* _The request_
Set down, exactly as written, the lines from the top of the data to the line that holds "TXT = '#231f20'", and omit the pictures.

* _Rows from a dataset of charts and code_
____________
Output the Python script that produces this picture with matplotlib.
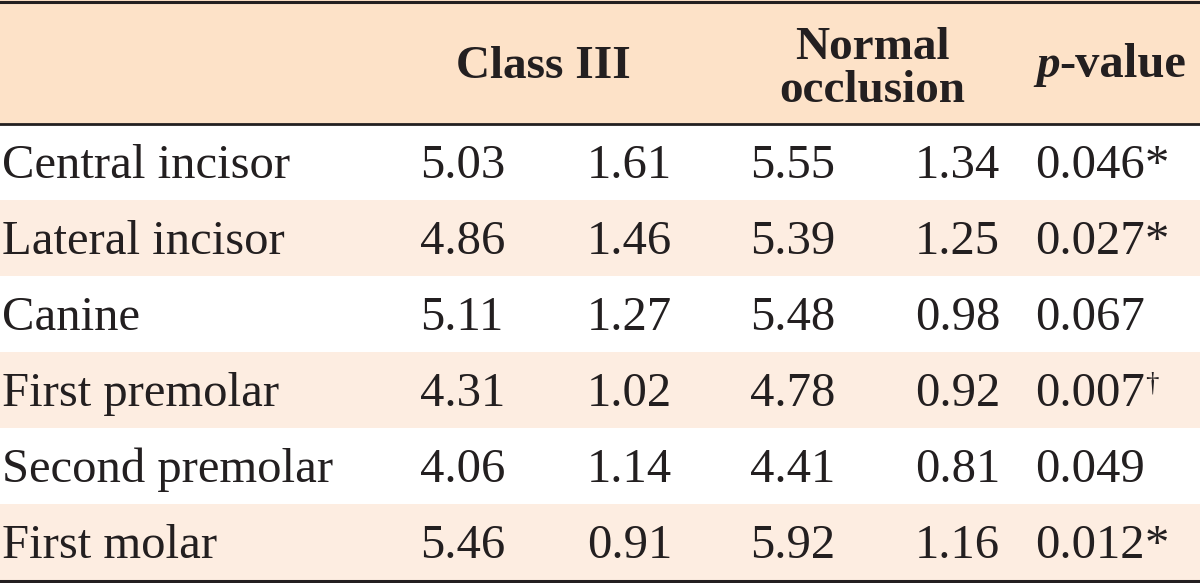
import matplotlib.pyplot as plt
from matplotlib.patches import Rectangle

plt.rcParams['font.family'] = ['Liberation Serif', 'DejaVu Serif']

# table content
teeth = ['Central incisor', 'Lateral incisor', 'Canine',
         'First premolar', 'Second premolar', 'First molar']
class3_mean = ['5.03', '4.86', '5.11', '4.31', '4.06', '5.46']
class3_sd = ['1.61', '1.46', '1.27', '1.02', '1.14', '0.91']
normal_mean = ['5.55', '5.39', '5.48', '4.78', '4.41', '5.92']
normal_sd = ['1.34', '1.25', '0.98', '0.92', '0.81', '1.16']
p_values = ['0.046', '0.027', '0.067', '0.007', '0.049', '0.012']
p_marks = ['*', '*', '', '\u2020', '', '*']

HEADER_BG = '#fde2c8'
STRIPE_BG = '#fdede1'
LINE = '#231f20'
TXT = '#231f20'

W, H = 1200, 583
header_h = 124
row_h = 76
fs = 35
hfs = 34

fig = plt.figure(figsize=(12, 5.83), dpi=100)
ax = fig.add_axes([0, 0, 1, 1])
ax.set_xlim(0, W)
ax.set_ylim(H, 0)
ax.axis('off')

# header band and striped rows
ax.add_patch(Rectangle((0, 0), W, header_h, color=HEADER_BG, lw=0))
for i in range(len(teeth)):
    if i % 2 == 1:
        ax.add_patch(Rectangle((0, header_h + i * row_h), W, row_h,
                               color=STRIPE_BG, lw=0))

ax.axhline(1.5, color=LINE, lw=2.2)
ax.axhline(header_h, color=LINE, lw=2.0)
ax.axhline(header_h + len(teeth) * row_h + 1, color=LINE, lw=2.2)

# header text
hdr = dict(fontsize=hfs, fontweight='bold', color=TXT, va='baseline')
ax.text(543, 78, 'Class III', ha='center', **hdr)
ax.text(872, 59, 'Normal', ha='center', **hdr)
ax.text(872, 102, 'occlusion', ha='center', **hdr)
pt = ax.text(1036, 77, 'p', ha='left', fontstyle='italic', **hdr)
ax.annotate('-value', xy=(1, 0), xycoords=pt, ha='left',
            fontsize=hfs + 1, fontweight='bold', color=TXT, va='bottom')

# body
cols = [(420, class3_mean), (587, class3_sd), (750, normal_mean), (915, normal_sd)]
body = dict(fontsize=fs, color=TXT, va='baseline', ha='left')
for i, name in enumerate(teeth):
    yb = header_h + (i + 0.5) * row_h + 16
    ax.text(2, yb, name, **body)
    for x, vals in cols:
        ax.text(x, yb, vals[i], **body)
    t = ax.text(1035, yb, p_values[i], **body)
    if p_marks[i] == '*':
        ax.annotate('*', xy=(1, 1.0), xycoords=t, ha='left', va='top',
                    fontsize=fs, color=TXT)
    elif p_marks[i]:
        ax.annotate(p_marks[i], xy=(1, 1.0), xycoords=t, ha='left', va='top',
                    fontsize=fs * 0.55, color=TXT)

fig.savefig('out.png', dpi=100)
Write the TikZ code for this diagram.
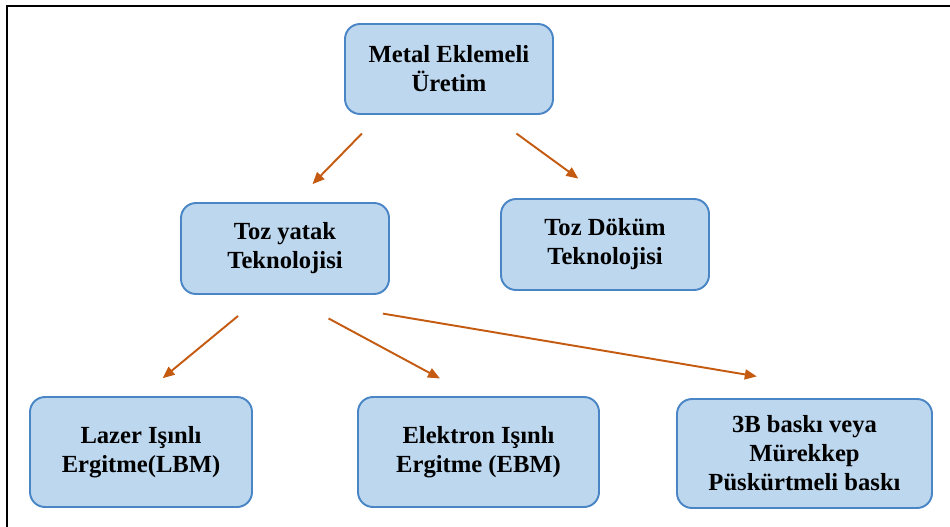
\documentclass[tikz,border=0pt]{standalone}
\usepackage{fontspec}
\setmainfont{Liberation Serif}
\usepackage{xcolor}
\usetikzlibrary{arrows.meta, positioning, calc}

\definecolor{boxfill}{HTML}{BDD7EE}
\definecolor{boxline}{HTML}{4A86C6}
\definecolor{arrcol}{HTML}{C55A11}

\begin{document}
\begin{tikzpicture}[
  every node/.style={font=\fontsize{14}{16.5}\selectfont\bfseries},
  box/.style={rectangle, rounded corners=0.3cm, draw=boxline, fill=boxfill,
              line width=1.1pt, align=center, inner sep=2pt},
  arr/.style={-{Triangle[length=0.24cm, width=0.2cm]}, arrcol, line width=1.1pt}
]
\useasboundingbox (0,0) rectangle (19,-10.54);
%% frame (top and left only)
\draw[line width=1.1pt] (0.14,-10.54) -- (0.14,-0.12) -- (19,-0.12);

%% level 0
\node[box, minimum width=4.16cm, minimum height=1.8cm] (met) at (8.98,-1.38)
  {Metal Eklemeli\\Üretim};
%% level 1
\node[box, minimum width=4.16cm, minimum height=1.82cm] (tyt) at (5.7,-4.97)
  {Toz yatak\\Teknolojisi};
\node[box, minimum width=4.16cm, minimum height=1.82cm] (tdk) at (12.1,-4.89)
  {Toz Döküm\\Teknolojisi};
%% level 2
\node[box, minimum width=4.44cm, minimum height=2.2cm] (lbm) at (2.82,-9.04)
  {Lazer Işınlı\\Ergitme(LBM)};
\node[box, minimum width=4.82cm, minimum height=2.2cm] (ebm) at (9.57,-9.04)
  {Elektron Işınlı\\Ergitme (EBM)};
\node[box, minimum width=5.1cm, minimum height=2.18cm] (bsk) at (16.09,-9.07)
  {3B baskı veya\\Mürekkep\\Püskürtmeli baskı};

%% arrows
\draw[arr, shorten <=0.52cm, shorten >=0.5cm]
  ([xshift=-1.38cm]met.south) -- ([xshift=0.2cm]tyt.north);
\draw[arr, shorten <=0.63cm, shorten >=0.66cm]
  ([xshift=0.84cm]met.south) -- (tdk.north);
\draw[arr, shorten <=0.66cm, shorten >=0.56cm]
  ([xshift=-0.43cm]tyt.south) -- (lbm.north);
\draw[arr, shorten <=0.99cm, shorten >=0.74cm]
  (tyt.south) -- ([xshift=-0.12cm]ebm.north);
\draw[arr, shorten <=2.25cm, shorten >=2.61cm]
  ([xshift=-0.26cm]tyt.south) -- ([xshift=1.62cm]bsk.north);
\end{tikzpicture}
\end{document}
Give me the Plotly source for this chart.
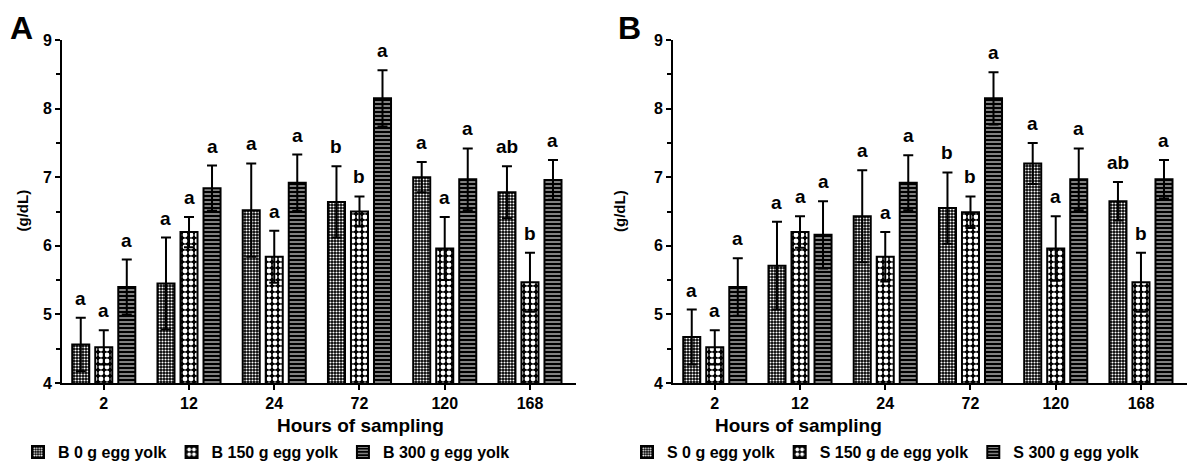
import plotly.graph_objects as go
from plotly.subplots import make_subplots

hours = ["2", "12", "24", "72", "120", "168"]

b_names = ["B 0 g egg yolk", "B 150 g egg yolk", "B 300 g egg yolk"]
s_names = ["S 0 g egg yolk", "S 150 g de egg yolk", "S 300 g egg yolk"]

# panel A (B groups)
b0_mean = [4.56, 5.45, 6.52, 6.64, 7.00, 6.78]
b0_sd = [0.39, 0.67, 0.68, 0.52, 0.22, 0.38]
b150_mean = [4.52, 6.20, 5.84, 6.50, 5.96, 5.47]
b150_sd = [0.25, 0.22, 0.38, 0.22, 0.46, 0.43]
b300_mean = [5.40, 6.84, 6.92, 8.15, 6.97, 6.96]
b300_sd = [0.40, 0.33, 0.41, 0.41, 0.45, 0.29]

# panel B (S groups)
s0_mean = [4.67, 5.71, 6.43, 6.55, 7.20, 6.65]
s0_sd = [0.40, 0.64, 0.67, 0.52, 0.30, 0.28]
s150_mean = [4.52, 6.20, 5.84, 6.49, 5.96, 5.47]
s150_sd = [0.25, 0.23, 0.36, 0.23, 0.47, 0.43]
s300_mean = [5.40, 6.16, 6.92, 8.15, 6.97, 6.97]
s300_sd = [0.42, 0.49, 0.40, 0.38, 0.45, 0.28]

letters_0 = ["a", "a", "a", "b", "a", "ab"]
letters_150 = ["a", "a", "a", "b", "a", "b"]
letters_300 = ["a", "a", "a", "a", "a", "a"]

FONT = "Liberation Sans, Arial, sans-serif"
BARGAP = 0.19

# the page body has an 8px margin, so the figure is drawn 8px in from the window corner
W, H = 1184, 453


def px(x):
    return (x - 8) / W


def py(y):
    return (H + 8 - y) / H


patterns = [
    dict(shape=".", bgcolor="black", fgcolor="white", size=3, solidity=0.4, fgopacity=1),
    dict(shape=".", bgcolor="black", fgcolor="white", size=6, solidity=0.5, fgopacity=1),
    dict(shape="-", bgcolor="black", fgcolor="white", size=4, solidity=0.25, fgopacity=1),
]

fig = make_subplots(rows=1, cols=2)

panels = [
    (1, "legend", b_names, [(b0_mean, b0_sd), (b150_mean, b150_sd), (b300_mean, b300_sd)]),
    (2, "legend2", s_names, [(s0_mean, s0_sd), (s150_mean, s150_sd), (s300_mean, s300_sd)]),
]
letter_sets = [letters_0, letters_150, letters_300]

for col, leg, names, series in panels:
    for j, (mean, sd) in enumerate(series):
        fig.add_trace(go.Bar(
            x=hours, y=mean,
            name=names[j],
            legend=leg,
            marker=dict(color="black", pattern=patterns[j],
                        line=dict(color="black", width=2)),
            error_y=dict(type="data", array=sd, color="black", thickness=2, width=5),
        ), row=1, col=col)

        # significance letters above the error bars
        slot = (1 - BARGAP) / 3
        xref = "x" if col == 1 else "x2"
        yref = "y" if col == 1 else "y2"
        for i in range(len(hours)):
            fig.add_annotation(
                x=i + (j - 1) * slot, y=mean[i] + sd[i],
                xref=xref, yref=yref, text=letter_sets[j][i],
                showarrow=False, yanchor="bottom", yshift=7,
                font=dict(family=FONT, size=19, color="black", weight="bold"),
            )

legend_font = dict(family=FONT, size=16, color="black", weight="bold")
fig.update_layout(
    width=W, height=H,
    barmode="group", bargap=BARGAP, bargroupgap=0.26,
    plot_bgcolor="white", paper_bgcolor="white",
    margin=dict(l=0, r=0, t=0, b=0, autoexpand=False),
    font=dict(family=FONT, color="black"),
    legend=dict(orientation="h", x=px(18), y=py(452), xanchor="left", yanchor="middle",
                font=legend_font, itemwidth=30),
    legend2=dict(orientation="h", x=px(627), y=py(452), xanchor="left", yanchor="middle",
                 font=legend_font, itemwidth=30),
)

fig.update_xaxes(
    range=[-0.49, 5.54], showline=True, linecolor="black", linewidth=2,
    ticks="outside", ticklen=5, tickwidth=2, tickcolor="black",
    tickfont=dict(family=FONT, size=16, weight="bold"), showgrid=False,
)
fig.update_yaxes(
    range=[4, 9], domain=[py(383), py(40)], showline=True, linecolor="black", linewidth=2,
    ticks="outside", ticklen=5, tickwidth=2, tickcolor="black", dtick=1,
    minor=dict(dtick=0.5, ticks="outside", ticklen=4, tickwidth=2, tickcolor="black"),
    tickfont=dict(family=FONT, size=16, weight="bold"), showgrid=False, zeroline=False,
)
fig.update_xaxes(domain=[px(62), px(576)], row=1, col=1)
fig.update_xaxes(domain=[px(673), px(1187)], row=1, col=2)

# panel letters, axis titles
for txt, xv in [("A", 8), ("B", 616)]:
    fig.add_annotation(x=px(xv), y=1.0, xref="paper", yref="paper", text=txt, showarrow=False,
                       xanchor="left", yanchor="top",
                       font=dict(family=FONT, size=32, weight="bold"))
for xv in [12, 620]:
    fig.add_annotation(x=px(xv), y=py(211), xref="paper", yref="paper", text="(g/dL)",
                       textangle=-90, showarrow=False,
                       font=dict(family=FONT, size=15, weight="bold"))
for xv in [275, 884]:
    fig.add_annotation(x=px(xv), y=py(425), xref="paper", yref="paper",
                       text="Hours of sampling", showarrow=False, yanchor="middle",
                       font=dict(family=FONT, size=19, weight="bold"))

fig.write_html("out.html")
____________
* _Exercise result_
Output the Python script that produces this picture with matplotlib.
import matplotlib.pyplot as plt
from matplotlib.patches import Rectangle

plt.rcParams['font.family'] = ['Liberation Serif', 'DejaVu Serif']

# table content
teeth = ['Central incisor', 'Lateral incisor', 'Canine',
         'First premolar', 'Second premolar', 'First molar']
class3_mean = ['5.03', '4.86', '5.11', '4.31', '4.06', '5.46']
class3_sd = ['1.61', '1.46', '1.27', '1.02', '1.14', '0.91']
normal_mean = ['5.55', '5.39', '5.48', '4.78', '4.41', '5.92']
normal_sd = ['1.34', '1.25', '0.98', '0.92', '0.81', '1.16']
p_values = ['0.046', '0.027', '0.067', '0.007', '0.049', '0.012']
p_marks = ['*', '*', '', '\u2020', '', '*']

HEADER_BG = '#fde2c8'
STRIPE_BG = '#fdede1'
LINE = '#231f20'
TXT = '#231f20'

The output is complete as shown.